Maiden (10/10): Runtime 93 minutes. PG. If this isn’t the best movie of the year, it’s close. A documentary that tells the story of Tracy Edwards putting together a crew consisting entirely of women to compete in the 1989 Whitbread Round the World Race, it’s told entirely without narration. Edwards and her crew and some of the skippers of her competing ships tell the story themselves. Not only did she have to find a boat (a 58-footer named “Maiden”), she had to finance the entire thing. Here was a young woman, totally without experience of doing such an endeavor, plunging in and doing it all on the strength of her character. She had to put the crew together (there aren’t a lot of experienced female sailors), buy a boat, refurbish it, raise the financing, and be the boss, all herculean tasks, especially for one who had no experience for even one of those tasks. What makes this truly remarkable is Tracy’s amazing foresight. She even had a movie camera along so the scenes we see are actually what happened.

Wild Rose (9/10): Runtime 101 minutes. R. Highlighted by wonderful music, Jessie Buckley gives a boffo performance as a Glasgow country singer who longs for Nashville, but it’s a far more complex and nuanced tale. After only one minute, I turned to my assistant and said, “I love this movie!” And I never changed my opinion.

Framing John Delorean (9/10): Runtime 119 minutes. NR. A fascinating tale of ambition and hubris, this is how Delorean tried to be the new Henry Ford told with archival films, interviews with people involved, and also with scripted scenes with Alec Baldwin playing DeLorean. Even though it all happened in the late 20th Century, it still has a twist you don’t see coming.

Rocketman (7/10): Runtime 121 minutes. R. There’s a lot of music in this, a lot of drugs, and a lot of gay sex. It tells that a young, fearful piano wunderkind, Reginald Dwight is unloved and uncared for by his frigidly cold parents. Then almost like a butterfly turning into a caterpillar, Reggie metamorphoses into the monster drug addict, alcoholic rock and roll superstar, Elton John (Taron Egerton, in an Oscar®-quality performance). This is not just “warts and all,” it’s almost all warts. The entire movie shows John as a whining, despicable, ungovernable prima donna begging for love and throwing fits when he doesn’t get it. The last 28 years of his life when he was drug and alcohol free and remarkably prolific are ignored. The main criticism of last year’s Bohemian Rhapsody by many was that it whitewashed a story that was darker than what was presented onscreen. To give Rocketman credit, it does not pull its punches.

Pavarotti (7/10): Runtime 114 minutes. PG-13. Director Ron Howard's whitewashed version of the life of the Il Divo is entertaining enough, but it would have been better had it told the whole story, the negative with the positive. There is some music, but not too much to bother those who don’t appreciate opera.
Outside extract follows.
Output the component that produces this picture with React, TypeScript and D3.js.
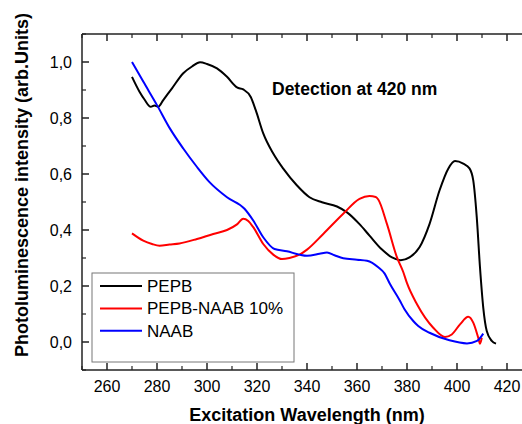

David Crosby: Remember My Name (7/10): Runtime 92 minutes.NR. This is a disjointed telling of Folk Rock Guitarist David Crosby’s story by himself through interviews and archival films. It covers his infatuation with Joni Mitchell, his horrible addiction to drugs, and pretty much all of his life from the ‘60s to today. Missing is music, although he talks about it a lot. I’m not sure why a documentary about a musician (Crosby wrote, sang, and played the guitar) would not feature some of the songs that musician wrote and performed. It is a glaring omission from a film that is interesting, but can’t hold a candle to Echo in the Valley.

Designated Survivor (3/10): This Netflix series had two good years, but a new showrunner has taken over and imposed his social values on the characters, grossly depreciating the series which had heretofore been refreshingly populist. Include me out.

Recommended reading: Past Tense by Lee Child; Redemption by David Baldacci.